Truck drivers mostly eat fast food on the move. They avoid stopping for meals to save time and hence, they live on either convenience store snacks or other unhealthy food options available at the rest stops.

D. Solitude and Depression

Long shifts and stressful driving jobs can cause extreme levels of drowsiness and depression. Solitude and loneliness are good, but if one has to live alone for days, or even weeks, it can get to the mind. Truck drivers can easily get depressed if they are too attached and used to living with their family and friends and hate to spend time alone.

One must have a strong mind and resolve to ensure good health on the trucking job. Avoiding junk food and being selective about the food choices can really help. The modern trucks are equipped with mini-refrigerators and microwaves. Truck drivers can carry thawed meals in the truck and cook them whenever they think it’s time for food.

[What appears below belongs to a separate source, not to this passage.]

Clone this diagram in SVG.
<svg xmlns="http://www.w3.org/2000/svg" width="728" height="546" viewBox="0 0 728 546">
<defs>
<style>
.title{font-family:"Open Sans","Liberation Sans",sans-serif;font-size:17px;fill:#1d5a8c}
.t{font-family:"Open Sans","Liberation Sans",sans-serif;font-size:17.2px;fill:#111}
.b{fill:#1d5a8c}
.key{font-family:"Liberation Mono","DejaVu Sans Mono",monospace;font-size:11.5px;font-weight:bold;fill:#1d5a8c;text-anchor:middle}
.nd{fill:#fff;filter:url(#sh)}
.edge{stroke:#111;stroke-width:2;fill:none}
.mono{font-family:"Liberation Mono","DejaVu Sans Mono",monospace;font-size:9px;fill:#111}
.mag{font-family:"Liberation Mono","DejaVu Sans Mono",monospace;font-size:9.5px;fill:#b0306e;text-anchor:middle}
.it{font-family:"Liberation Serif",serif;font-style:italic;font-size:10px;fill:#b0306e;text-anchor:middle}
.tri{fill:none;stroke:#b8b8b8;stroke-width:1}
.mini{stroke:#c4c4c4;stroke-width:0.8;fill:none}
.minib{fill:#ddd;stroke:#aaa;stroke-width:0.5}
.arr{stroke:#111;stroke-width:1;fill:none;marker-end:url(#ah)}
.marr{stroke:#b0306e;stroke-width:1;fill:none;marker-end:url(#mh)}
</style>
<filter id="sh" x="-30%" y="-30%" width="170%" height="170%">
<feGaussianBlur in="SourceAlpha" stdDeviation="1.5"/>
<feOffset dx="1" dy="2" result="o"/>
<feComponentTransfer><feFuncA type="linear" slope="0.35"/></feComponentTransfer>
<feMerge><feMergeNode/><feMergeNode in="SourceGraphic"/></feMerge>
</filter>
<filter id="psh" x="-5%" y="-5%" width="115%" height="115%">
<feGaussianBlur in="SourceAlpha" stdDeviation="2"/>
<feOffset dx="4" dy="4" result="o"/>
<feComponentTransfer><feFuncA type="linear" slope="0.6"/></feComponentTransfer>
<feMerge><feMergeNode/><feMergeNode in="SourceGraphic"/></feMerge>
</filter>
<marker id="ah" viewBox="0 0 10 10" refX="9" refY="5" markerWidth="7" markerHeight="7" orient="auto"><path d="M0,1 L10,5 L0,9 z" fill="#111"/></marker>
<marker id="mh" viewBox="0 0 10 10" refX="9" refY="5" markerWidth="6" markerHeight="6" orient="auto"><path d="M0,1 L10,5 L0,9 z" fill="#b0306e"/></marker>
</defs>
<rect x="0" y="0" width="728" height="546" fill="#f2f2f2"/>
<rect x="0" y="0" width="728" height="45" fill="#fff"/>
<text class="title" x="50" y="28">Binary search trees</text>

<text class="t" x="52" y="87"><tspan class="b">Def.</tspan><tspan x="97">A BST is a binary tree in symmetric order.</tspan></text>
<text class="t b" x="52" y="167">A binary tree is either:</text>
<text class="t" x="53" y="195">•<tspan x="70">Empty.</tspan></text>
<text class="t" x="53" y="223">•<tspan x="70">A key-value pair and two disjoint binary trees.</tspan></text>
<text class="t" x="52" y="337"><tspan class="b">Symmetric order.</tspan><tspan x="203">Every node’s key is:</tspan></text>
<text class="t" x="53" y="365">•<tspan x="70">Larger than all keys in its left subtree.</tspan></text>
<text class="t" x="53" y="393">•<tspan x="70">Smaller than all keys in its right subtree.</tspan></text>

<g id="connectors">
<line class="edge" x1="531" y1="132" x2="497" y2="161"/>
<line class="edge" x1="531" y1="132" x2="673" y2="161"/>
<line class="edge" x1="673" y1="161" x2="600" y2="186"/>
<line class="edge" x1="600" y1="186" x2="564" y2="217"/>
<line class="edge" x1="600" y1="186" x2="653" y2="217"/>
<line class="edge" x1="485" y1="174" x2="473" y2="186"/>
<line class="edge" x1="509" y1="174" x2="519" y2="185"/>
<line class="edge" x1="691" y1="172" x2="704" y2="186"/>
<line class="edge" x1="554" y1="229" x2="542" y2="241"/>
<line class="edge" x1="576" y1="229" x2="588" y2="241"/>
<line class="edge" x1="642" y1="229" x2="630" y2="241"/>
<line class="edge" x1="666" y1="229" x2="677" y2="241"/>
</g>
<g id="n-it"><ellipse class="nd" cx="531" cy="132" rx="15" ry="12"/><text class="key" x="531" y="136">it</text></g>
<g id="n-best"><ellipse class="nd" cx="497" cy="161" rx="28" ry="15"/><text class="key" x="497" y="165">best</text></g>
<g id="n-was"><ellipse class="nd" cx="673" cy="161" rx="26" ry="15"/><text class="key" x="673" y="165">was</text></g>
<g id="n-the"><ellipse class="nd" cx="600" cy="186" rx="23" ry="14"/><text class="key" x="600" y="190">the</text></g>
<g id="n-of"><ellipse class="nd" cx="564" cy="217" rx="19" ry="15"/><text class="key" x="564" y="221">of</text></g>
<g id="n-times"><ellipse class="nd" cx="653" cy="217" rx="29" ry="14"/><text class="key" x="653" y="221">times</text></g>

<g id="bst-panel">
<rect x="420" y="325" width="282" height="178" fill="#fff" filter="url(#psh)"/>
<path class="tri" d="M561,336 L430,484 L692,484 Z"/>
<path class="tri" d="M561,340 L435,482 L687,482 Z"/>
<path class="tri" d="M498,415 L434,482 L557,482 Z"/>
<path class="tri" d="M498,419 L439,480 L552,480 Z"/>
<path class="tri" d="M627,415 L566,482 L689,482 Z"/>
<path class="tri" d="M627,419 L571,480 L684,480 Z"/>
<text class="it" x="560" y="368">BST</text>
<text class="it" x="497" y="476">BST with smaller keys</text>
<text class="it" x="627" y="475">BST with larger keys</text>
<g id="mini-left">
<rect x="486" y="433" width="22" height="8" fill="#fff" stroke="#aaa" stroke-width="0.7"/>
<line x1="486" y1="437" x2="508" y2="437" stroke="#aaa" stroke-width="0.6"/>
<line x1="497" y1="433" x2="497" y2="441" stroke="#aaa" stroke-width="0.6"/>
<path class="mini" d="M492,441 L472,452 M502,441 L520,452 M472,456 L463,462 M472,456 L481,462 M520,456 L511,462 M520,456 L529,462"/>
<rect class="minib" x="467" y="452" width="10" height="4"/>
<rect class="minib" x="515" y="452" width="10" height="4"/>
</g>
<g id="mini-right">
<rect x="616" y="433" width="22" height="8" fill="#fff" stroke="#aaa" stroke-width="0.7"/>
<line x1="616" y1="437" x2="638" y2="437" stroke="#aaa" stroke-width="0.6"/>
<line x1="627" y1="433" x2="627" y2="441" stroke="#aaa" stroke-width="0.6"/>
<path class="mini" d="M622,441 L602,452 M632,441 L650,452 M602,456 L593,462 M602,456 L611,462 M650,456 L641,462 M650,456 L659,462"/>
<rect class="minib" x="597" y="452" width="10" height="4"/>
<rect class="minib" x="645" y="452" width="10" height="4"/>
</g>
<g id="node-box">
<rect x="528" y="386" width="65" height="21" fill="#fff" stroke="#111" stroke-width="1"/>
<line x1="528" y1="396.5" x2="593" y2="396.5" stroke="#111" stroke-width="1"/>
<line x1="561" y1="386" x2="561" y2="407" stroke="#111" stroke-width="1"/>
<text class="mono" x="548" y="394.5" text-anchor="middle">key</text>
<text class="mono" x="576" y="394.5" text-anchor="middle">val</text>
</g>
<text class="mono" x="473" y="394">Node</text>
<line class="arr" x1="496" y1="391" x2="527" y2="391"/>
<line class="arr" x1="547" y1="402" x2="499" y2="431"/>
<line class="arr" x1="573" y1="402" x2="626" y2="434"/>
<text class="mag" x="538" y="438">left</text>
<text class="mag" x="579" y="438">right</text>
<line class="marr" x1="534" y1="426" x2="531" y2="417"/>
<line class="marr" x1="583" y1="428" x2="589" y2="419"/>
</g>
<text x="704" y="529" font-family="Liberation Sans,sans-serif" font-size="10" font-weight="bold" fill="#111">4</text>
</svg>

There are serious life risks in a trucking job. The health and life insurance are a must for any trucker. Road accidents have fatality risks and can cause irreparable injuries. Also, there is a high risk of work injury.

6. Stress

Good paying trucking jobs are not for the weak. Truck driving jobs bring all kinds of stresses to the trucker. Being solely responsible for the truck and the truckload on the road, a trucker must be prepared for hurdles of all sorts.

A. Physical

Sitting for long periods of time without much movement is not healthy for the human spine. But the trucker has to deal with this problem all the time. There is not much physical activity in a trucker’s life and it results in health problems like obesity and heart attack.

B. Mental

The long shifts require much patience. A truck driver needs to focus and concentrate all the time while driving. One second of distraction can cost many people’s lives. He must drive safe while dealing with all sorts of problems, challenges and distractions. This requires high mental fortitude and stress-enduring capability.

C. Work-related

A trucker must always deliver the truckload on time. He has to stay in constant touch with the employer and the customer. Meeting deadlines, following schedules and completing targets is definitely a stressful job.

7. Freedom and Solitude

Just like two sides of a coin, freedom and solitude are two different aspects of a truck driver’s life. While some drivers enjoy the freedom and independence that comes with their job, some succumb to the long lasting loneliness and get depressed.

A truck driver works alone. He does not have any partners or friends or family when he is working. A truck driver may connect with his people, but he is still alone. And he does not have the leisure of having company. Some drivers hate it and some love it. Introvert people love spending time with themselves. If you are the contemplating one, truck driving is the perfect job for you.

Not all people know about a trucker’s life inside-out. It’s important to know a profession before heading towards it. So what do you think? Is the trucking profession meant for you? Are you ready for it?